Singletary v Residential Mgt. Inc.
2022 NY Slip Op 22387 [77 Misc 3d 20]
Accepted for Miscellaneous Reports Publication
Supreme Court, Appellate Term, First Department
Published by New York State Law Reporting Bureau pursuant to Judiciary Law § 431.
As corrected through Wednesday, March 1, 2023


[*1]
Shakesque Singletary, Respondent,
v
Residential Management Inc. et al., Appellants, et al., Respondent.

Supreme Court, Appellate Term, First Department, December 20, 2022

APPEARANCES OF COUNSEL

David Berger, New York City, for appellants.

Shakesque Singletary, respondent pro se.

Diana Lawless, New York City, for Department of Housing Preservation and Development, respondent.

{**77 Misc 3d at 21} OPINION OF THE COURT
Per Curiam.

Appeal from "decision/order" (Jack Stoller, J.), entered on or about November 25, 2019, deemed an appeal from the ensuing judgment (same court and judge), entered on or about November 26, 2019, and so considered (see CPLR 5520 [c]), judgment affirmed, with $25 costs.

The determination rendered by a hearing court is entitled to great deference on appeal and will not be set aside unless such determination could not have been reached under any fair interpretation of the evidence (see Claridge Gardens v Menotti, 160 AD2d 544 [1990]). Here, respondents landlords' liability for civil penalties was firmly established by the hearing evidence, including petitioner tenant's testimony, photographs, and HPD's subsequent inspections, which fully supports the trial court's finding that respondents failed to correct certain violations cited in the May 3, 2019 consent order. Nor did respondents establish their defense of lack of access by a preponderance of the evidence, since the record supports the hearing court's express conclusion that the May 2019 order "contained no less than four access dates," that "none of respondents' [*2]witnesses testified that respondent could not get access on the scheduled dates" and that "respondents' contractor, the manager, and respondents' worker all testified that they did work in the subject premises, which is not consistent with respondents' position that petitioner denied access."
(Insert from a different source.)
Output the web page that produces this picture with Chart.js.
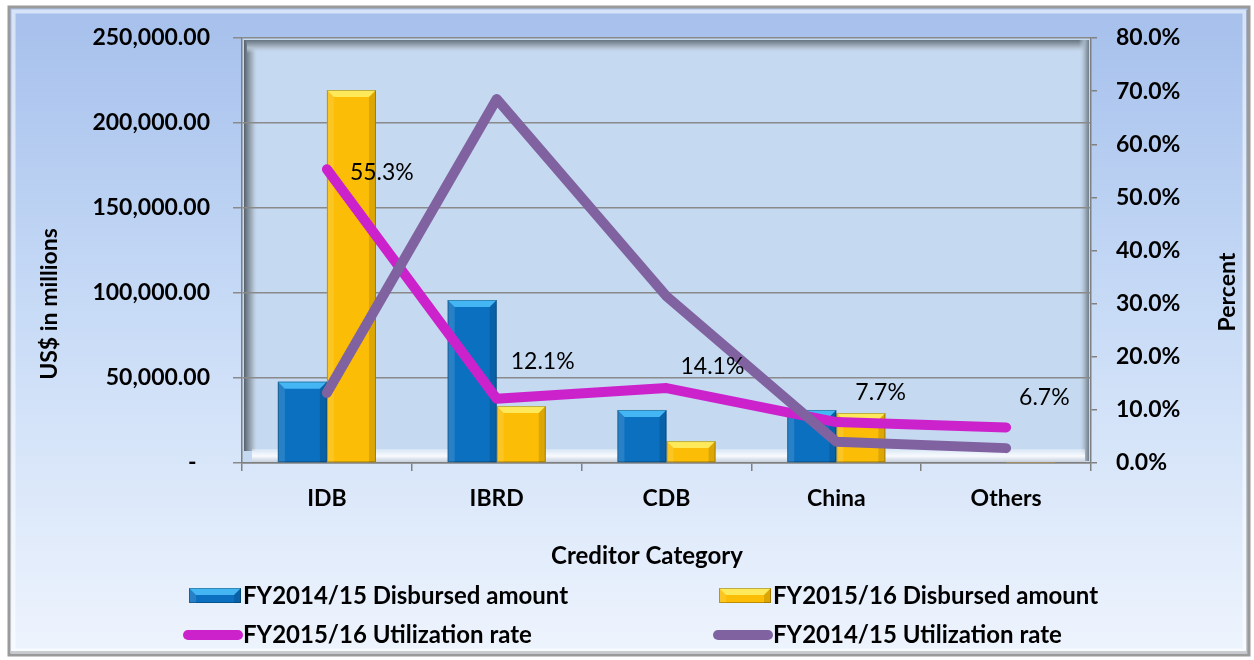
<!DOCTYPE html>
<html><head><meta charset="utf-8">
<script src="https://cdn.jsdelivr.net/npm/chart.js@4.4.1/dist/chart.umd.min.js"></script>
<style>html,body{margin:0;padding:0;background:#fff;}#wrap{width:1254px;height:660px;position:relative;}</style>
</head><body><div id="wrap"><canvas id="c" width="1254" height="660"></canvas></div>
<script>
const categories = ['IDB', 'IBRD', 'CDB', 'China', 'Others'];
const disbursed1415 = [47800, 95900, 31200, 31200, 400];
const disbursed1516 = [219400, 33500, 12900, 29400, 300];
const util1516 = [55.3, 12.1, 14.1, 7.7, 6.7];
const util1415 = [13.2, 68.5, 31.4, 4.0, 2.8];
const amountTicks = [0, 50000, 100000, 150000, 200000, 250000];
const percentTicks = [0, 10, 20, 30, 40, 50, 60, 70, 80];
const seriesNames = ['FY2014/15 Disbursed amount', 'FY2015/16 Disbursed amount', 'FY2015/16 Utilization rate', 'FY2014/15 Utilization rate'];
const xTitle = 'Creditor Category';
const yTitle = 'US$ in millions';
const y1Title = 'Percent';

const FONT = 'Lato';
const BLUE = '#0b70bf', BLUE_TOP = '#43b6f3';
const GOLD = '#fbbd05', GOLD_TOP = '#fde95a';
const MAGENTA = '#cc22cc', PURPLE = '#8062a0';

function fmtAmount(v) {
  if (v === 0) return '-\u2007';
  return v.toLocaleString('en-US', {minimumFractionDigits: 2, maximumFractionDigits: 2});
}

const bgPlugin = {
  id: 'bg',
  beforeDraw(chart) {
    const ctx = chart.ctx, ca = chart.chartArea;
    ctx.save();
    ctx.fillStyle = '#ffffff';
    ctx.fillRect(0, 0, chart.width, chart.height);
    const g = ctx.createLinearGradient(0, 8, 0, 656);
    g.addColorStop(0, '#a6c0ec');
    g.addColorStop(0.45, '#c6daf6');
    g.addColorStop(1, '#eef4fd');
    ctx.fillStyle = g;
    ctx.fillRect(9, 7, 1240, 648);
    ctx.strokeStyle = '#9a9a9a';
    ctx.lineWidth = 3;
    ctx.strokeRect(9, 7, 1240, 648);
    ctx.strokeStyle = 'rgba(255,255,255,0.55)';
    ctx.lineWidth = 4;
    ctx.strokeRect(13.5, 11.5, 1231, 639);
    ctx.strokeStyle = 'rgba(120,120,120,0.35)';
    ctx.lineWidth = 2;
    ctx.beginPath();
    ctx.moveTo(11, 652); ctx.lineTo(1247, 652); ctx.lineTo(1247, 10);
    ctx.stroke();
    // plot wall
    ctx.fillStyle = '#c5d9f1';
    ctx.fillRect(ca.left, ca.top, ca.right - ca.left, ca.bottom - ca.top);
    const L = ca.left + 2, T = ca.top + 2, R = ca.right - 2, B = ca.bottom - 12;
    let lg = ctx.createLinearGradient(L, 0, L + 14, 0);
    lg.addColorStop(0, '#56606c'); lg.addColorStop(0.25, '#7a8896'); lg.addColorStop(0.6, '#a9b7c6'); lg.addColorStop(1, 'rgba(197,217,241,0)');
    ctx.fillStyle = lg; ctx.fillRect(L, T, 14, B - T);
    let tg = ctx.createLinearGradient(0, T, 0, T + 13);
    tg.addColorStop(0, '#66737f'); tg.addColorStop(0.25, '#8593a1'); tg.addColorStop(0.6, '#b2c0cf'); tg.addColorStop(1, 'rgba(197,217,241,0)');
    ctx.fillStyle = tg; ctx.fillRect(L + 3, T, R - L - 3, 13);
    let rg = ctx.createLinearGradient(R - 10, 0, R, 0);
    rg.addColorStop(0, 'rgba(197,217,241,0)'); rg.addColorStop(0.6, '#a3b1c0'); rg.addColorStop(1, '#6e7e8e');
    ctx.fillStyle = rg; ctx.fillRect(R - 10, T, 10, B - T + 10);
    const fg = ctx.createLinearGradient(0, ca.bottom - 14, 0, ca.bottom);
    fg.addColorStop(0, 'rgba(255,255,255,0.3)');
    fg.addColorStop(0.5, 'rgba(250,252,255,0.95)');
    fg.addColorStop(1, 'rgba(190,200,215,0.95)');
    ctx.fillStyle = fg;
    ctx.fillRect(L + 8, ca.bottom - 14, R - L - 12, 14);
    ctx.restore();
  }
};

function bevelBar(ctx, l, r, top, base, main, light) {
  const h = base - top;
  if (h < 2) return;
  const b = Math.min(7, h / 2);
  ctx.fillStyle = light;
  ctx.beginPath();
  ctx.moveTo(l, top); ctx.lineTo(r, top); ctx.lineTo(r - b, top + b); ctx.lineTo(l + b, top + b);
  ctx.closePath(); ctx.fill();
  ctx.fillStyle = 'rgba(0,0,0,0.12)';
  ctx.beginPath();
  ctx.moveTo(r, top); ctx.lineTo(r, base); ctx.lineTo(r - b, base); ctx.lineTo(r - b, top + b);
  ctx.closePath(); ctx.fill();
  ctx.fillStyle = 'rgba(255,255,255,0.12)';
  ctx.beginPath();
  ctx.moveTo(l, top); ctx.lineTo(l + b, top + b); ctx.lineTo(l + b, base); ctx.lineTo(l, base);
  ctx.closePath(); ctx.fill();
  ctx.strokeStyle = 'rgba(0,0,0,0.25)';
  ctx.lineWidth = 1;
  ctx.strokeRect(l + 0.5, top + 0.5, r - l - 1, h - 1);
}

const bevelPlugin = {
  id: 'bevel',
  afterDatasetDraw(chart, args) {
    const ds = chart.data.datasets[args.index];
    if (ds.type !== 'bar') return;
    const ctx = chart.ctx;
    ctx.save();
    args.meta.data.forEach(el => {
      const l = el.x - el.width / 2, r = el.x + el.width / 2;
      bevelBar(ctx, l, r, el.y, el.base, ds.backgroundColor, ds.topColor);
    });
    ctx.restore();
  }
};

const labelOffsets = [[23, 3], [14, -37], [14, -22], [19, -30], [13, -30]];
const dataLabelPlugin = {
  id: 'dlabels',
  afterDatasetsDraw(chart) {
    const ctx = chart.ctx;
    const meta = chart.getDatasetMeta(2);
    ctx.save();
    ctx.font = '23px ' + FONT;
    ctx.fillStyle = '#000';
    ctx.textAlign = 'left';
    ctx.textBaseline = 'middle';
    meta.data.forEach((el, i) => {
      const o = labelOffsets[i];
      ctx.fillText(util1516[i].toFixed(1) + '%', el.x + o[0], el.y + o[1]);
    });
    ctx.restore();
  }
};

const decorPlugin = {
  id: 'decor',
  afterDraw(chart) {
    const ctx = chart.ctx;
    ctx.save();
    ctx.fillStyle = '#000';
    ctx.font = 'bold 24px ' + FONT;
    ctx.textAlign = 'center';
    ctx.textBaseline = 'middle';
    ctx.fillText(xTitle, 647, 556);
    ctx.font = 'bold 23px ' + FONT;
    ctx.save();
    ctx.translate(50, 304); ctx.rotate(-Math.PI / 2);
    ctx.fillText(yTitle, 0, 0);
    ctx.restore();
    ctx.save();
    ctx.translate(1228, 292); ctx.rotate(-Math.PI / 2);
    ctx.fillText(y1Title, 0, 0);
    ctx.restore();
    const items = [
      {name: seriesNames[0], kind: 'bar', c: BLUE, t: BLUE_TOP, x: 243, y: 596},
      {name: seriesNames[1], kind: 'bar', c: GOLD, t: GOLD_TOP, x: 773, y: 596},
      {name: seriesNames[2], kind: 'line', c: MAGENTA, x: 243, y: 635},
      {name: seriesNames[3], kind: 'line', c: PURPLE, x: 773, y: 635}
    ];
    ctx.font = 'bold 24px ' + FONT;
    ctx.textAlign = 'left';
    items.forEach(it => {
      if (it.kind === 'bar') {
        const l = it.x - 54, r = it.x - 2, top = it.y - 8, base = it.y + 7;
        ctx.fillStyle = it.c;
        ctx.fillRect(l, top, r - l, base - top);
        bevelBar(ctx, l, r, top, base, it.c, it.t);
      } else {
        ctx.strokeStyle = it.c;
        ctx.lineWidth = 10;
        ctx.lineCap = 'round';
        ctx.beginPath();
        ctx.moveTo(it.x - 55, it.y); ctx.lineTo(it.x - 5, it.y);
        ctx.stroke();
      }
      ctx.fillStyle = '#000';
      ctx.fillText(it.name, it.x, it.y);
    });
    ctx.restore();
  }
};

const tickFont = {family: FONT, size: 23, weight: 'bold'};
const axisGray = '#808080';

new Chart(document.getElementById('c'), {
  data: {
    labels: categories,
    datasets: [
      {type: 'bar', label: seriesNames[0], data: disbursed1415, backgroundColor: BLUE, topColor: BLUE_TOP, yAxisID: 'y', order: 3, categoryPercentage: 0.578, barPercentage: 1.0},
      {type: 'bar', label: seriesNames[1], data: disbursed1516, backgroundColor: GOLD, topColor: GOLD_TOP, yAxisID: 'y', order: 3, categoryPercentage: 0.578, barPercentage: 1.0},
      {type: 'line', label: seriesNames[2], data: util1516, borderColor: MAGENTA, backgroundColor: MAGENTA, borderWidth: 10, borderCapStyle: 'round', borderJoinStyle: 'round', pointRadius: 0, tension: 0, yAxisID: 'y1', order: 2},
      {type: 'line', label: seriesNames[3], data: util1415, borderColor: PURPLE, backgroundColor: PURPLE, borderWidth: 10, borderCapStyle: 'round', borderJoinStyle: 'round', pointRadius: 0, tension: 0, yAxisID: 'y1', order: 1}
    ]
  },
  options: {
    responsive: false,
    animation: false,
    layout: {padding: {top: 38, left: 0, right: 0, bottom: 0}},
    plugins: {legend: {display: false}, tooltip: {enabled: false}, title: {display: false}},
    scales: {
      x: {
        offset: true,
        grid: {display: true, offset: true, drawOnChartArea: false, drawTicks: true, tickLength: 8, color: axisGray, lineWidth: 1.5},
        border: {display: true, color: axisGray, width: 1.5},
        ticks: {font: tickFont, color: '#000', padding: 14, maxRotation: 0},
        afterFit(s) { s.height = 197; }
      },
      y: {
        position: 'left', min: 0, max: 250000,
        afterBuildTicks(s) { s.ticks = amountTicks.map(v => ({value: v})); },
        ticks: {font: tickFont, color: '#000', padding: 23, callback: v => fmtAmount(v)},
        grid: {color: '#8a8a8a', lineWidth: 1.5, tickLength: 9},
        border: {display: true, color: axisGray, width: 1.5},
        afterFit(s) { s.width = 242; }
      },
      y1: {
        position: 'right', min: 0, max: 80,
        afterBuildTicks(s) { s.ticks = percentTicks.map(v => ({value: v})); },
        ticks: {font: tickFont, color: '#000', padding: 19, callback: v => v.toFixed(1) + '%'},
        grid: {drawOnChartArea: false, tickLength: 6, color: axisGray, lineWidth: 1.5},
        border: {display: true, color: axisGray, width: 1.5},
        afterFit(s) { s.width = 163; }
      }
    }
  },
  plugins: [bgPlugin, bevelPlugin, dataLabelPlugin, decorPlugin]
});
</script></body></html>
Respondents' argument that the civil penalties imposed (see Administrative Code of City of NY § 27-2115 [a]) violated the Excessive Fines Clause of the Eighth Amendment of the United States Constitution is unpreserved (see Matter of People v Orbital{**77 Misc 3d at 22}Publ. Group, Inc., 193 AD3d 661 [2021]; Matter of Franklin St. Realty Corp. v NYC Envtl. Control Bd., 164 AD3d 19, 30 [2018], affd 34 NY3d 600 [2019]) and in any event without merit. The Excessive Fines Clause is inapplicable because the penalty serves a remedial, rather than punitive, purpose, as it is intended to coerce property owners to comply with housing maintenance standards (see generally Matter of Tiwari v City of New York, 190 AD3d 442 [2021]). Even if the Excessive Fines Clause applied, the penalty schedule contained in Administrative Code § 27-2115—which classifies violations by their seriousness and accordingly varies the time landlords are allotted to correct them—was not "grossly disproportional to the gravity of [the] offense" (see County of Nassau v Canavan, 1 NY3d 134, 140 [2003] [internal quotation marks and citation omitted]), i.e. the fine does not "notably exceed[ ] in amount that which is reasonable, usual, proper or just" (Matter of Prince v City of New York, 108 AD3d 114, 119 [2013] [internal quotation marks and citation omitted]; see Matter of Department of Hous. Preserv. & Dev. of City of N.Y. v Deka Realty Corp., 208 AD2d 37, 45-46, 51 [1995]), and respondents had the ability to mitigate the accrual of the fines by immediately correcting the violations (see Matter of Franklin St. Realty Corp. v NYC Envtl. Control Bd., 164 AD3d at 30; OTR Media Group, Inc. v City of New York, 83 AD3d 451, 454 [2011]).

Brigantti, J.P., Hagler and Tisch, JJ., concur.